I just saw a post from @Kenshae about who our first crush’s name were so this question popped up in my head
I think the most Wattpad thing that happened to me was the only romantic thing I’ve ever experienced in life (for now). This is kinda a story about my interactions with my first crush!
My first crush and I were in the same classes all of elementary school. I’ve noticed him since kindergarten and the first thing I’ve noticed him for was because of a dance our teacher taught us to do. Everyone including me, did the hand dance correctly but when I turned around to look at my classmates do the dance, he was the only one doing the hand move the wrong way lol. I was intrigued by how he did it so I copied his movements (this was also in kindergarten I think) some guests readers would come and read books which teaches us a lesson at the end of the day. The book was about how the bear kept kicking the ball all over the house knocking stuff over or something like that. After the guest reader was done reading the book, they asked us students if we had a similar event happen to us. I wanted to raise my hand and talk but I didn’t have any similar experience so I made up a lie about how I kept kicking a ball so my older brother told me to stop kicking the ball. I don’t remember what I said but I vividly remember saying the b word . The guest reader’s face looked shocked and although her eyes were wide open, she tried to maintain a smile lmaooo my first crush sat beside or behind me (something like that) so he tapped my shoulder and told me “you can’t say that word.” And I swear I was like “I know…” because I did know!! I knew I f up lmao. Fast forward to 4th or 5th grade, I cried about something and it was either my birthday or my birthday was going to be on the weekend, my crush gave me a gift and there was like a $5 in there as well. He said something like “don’t cry anymore, see I got you a present. Don’t cry anymore okay?” he was comforting me…
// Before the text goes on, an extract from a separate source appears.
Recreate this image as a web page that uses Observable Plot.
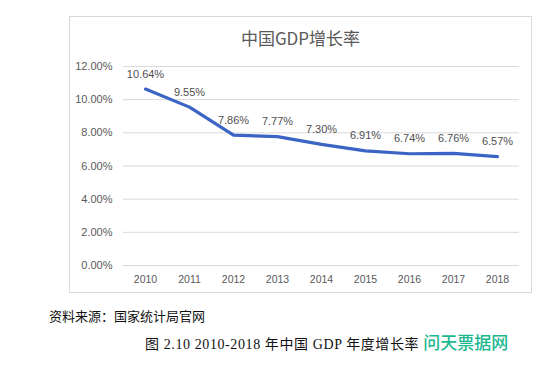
<!DOCTYPE html>
<html>
<head>
<meta charset="utf-8">
<script src="https://cdn.jsdelivr.net/npm/d3@7"></script>
<script src="https://cdn.jsdelivr.net/npm/@observablehq/plot@0.6"></script>
<style>
  html, body { margin: 0; padding: 0; background: #fff; }
  #page { position: relative; width: 559px; height: 367px; overflow: hidden; }
  #box { position: absolute; left: 69px; top: 16px; width: 463px; height: 277px; border: 1px solid #d9d9d9; box-sizing: border-box; }
  #title { position: absolute; left: 69px; width: 463px; top: 27px; text-align: center; font-family: "Noto Sans CJK SC", "Liberation Sans", sans-serif; font-size: 17px; color: #595959; line-height: 22px; }
  #chart { position: absolute; left: 0; top: 0; }
  #source { position: absolute; left: 49px; top: 308px; font-family: "Liberation Serif", "Noto Sans CJK SC", serif; font-size: 13px; color: #111; line-height: 18px; }
  #caption { position: absolute; left: 145px; top: 332px; font-family: "Liberation Serif", "Noto Sans CJK SC", serif; font-size: 14px; color: #111; line-height: 20px; white-space: nowrap; letter-spacing: 0.6px; }
  #wm { color: #1cb88f; font-family: "Noto Sans CJK SC", sans-serif; font-size: 17px; font-weight: 500; margin-left: 4px; letter-spacing: 0; }
</style>
</head>
<body>
<div id="page">
  <div id="box"></div>
  <div id="title">中国GDP增长率</div>
  <div id="chart"></div>
  <div id="source">资料来源：国家统计局官网</div>
  <div id="caption">图 2.10 2010-2018 年中国 GDP 年度增长率<span id="wm">问天票据网</span></div>
</div>
<script>
const years = ["2010", "2011", "2012", "2013", "2014", "2015", "2016", "2017", "2018"];
const growth = [10.64, 9.55, 7.86, 7.77, 7.30, 6.91, 6.74, 6.76, 6.57];
const yTicks = [0, 2, 4, 6, 8, 10, 12];

const data = years.map((y, i) => ({year: y, value: growth[i]}));
const pct = d => d.toFixed(2) + "%";

const chart = Plot.plot({
  width: 559,
  height: 300,
  marginLeft: 123,
  marginRight: 40,
  marginTop: 66,
  marginBottom: 35,
  style: {fontFamily: "'Liberation Sans', Arial, sans-serif", fontSize: "11px", color: "#595959", background: "transparent", overflow: "visible"},
  x: {type: "point", domain: years, padding: 0.5, label: null},
  y: {domain: [0, 12], label: null},
  marks: [
    Plot.ruleY(yTicks, {stroke: "#d9d9d9", strokeWidth: 1}),
    Plot.axisY({ticks: yTicks, tickFormat: pct, tickSize: 0, tickPadding: 11, label: null, fill: "#595959", fontSize: 11}),
    Plot.axisX({tickSize: 0, tickPadding: 10, label: null, fill: "#595959", fontSize: 10.5}),
    Plot.line(data, {x: "year", y: "value", stroke: "#3c64c4", strokeWidth: 3.2, strokeLinejoin: "round", strokeLinecap: "round"}),
    Plot.text(data, {x: "year", y: "value", text: d => pct(d.value), dy: -15, fill: "#505050", fontSize: 11})
  ]
});
document.getElementById("chart").appendChild(chart);
</script>
</body>
</html>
Apparently, those were the only interactions I remember that were romantic (or what I think is romantic ). I regret not telling him that I have feelings for him but it’s up to me to give the closure I need now. I do have dreams of him sometimes. I think of him sometimes. I feel like I did him wrong a bit but I was still a kid so I didn’t know what liking someone would be like. (I still don’t know what liking someone is like lol) but yeah! Thank you for reading!!
Please write about your Wattpad moment(s)!! I want to know!!!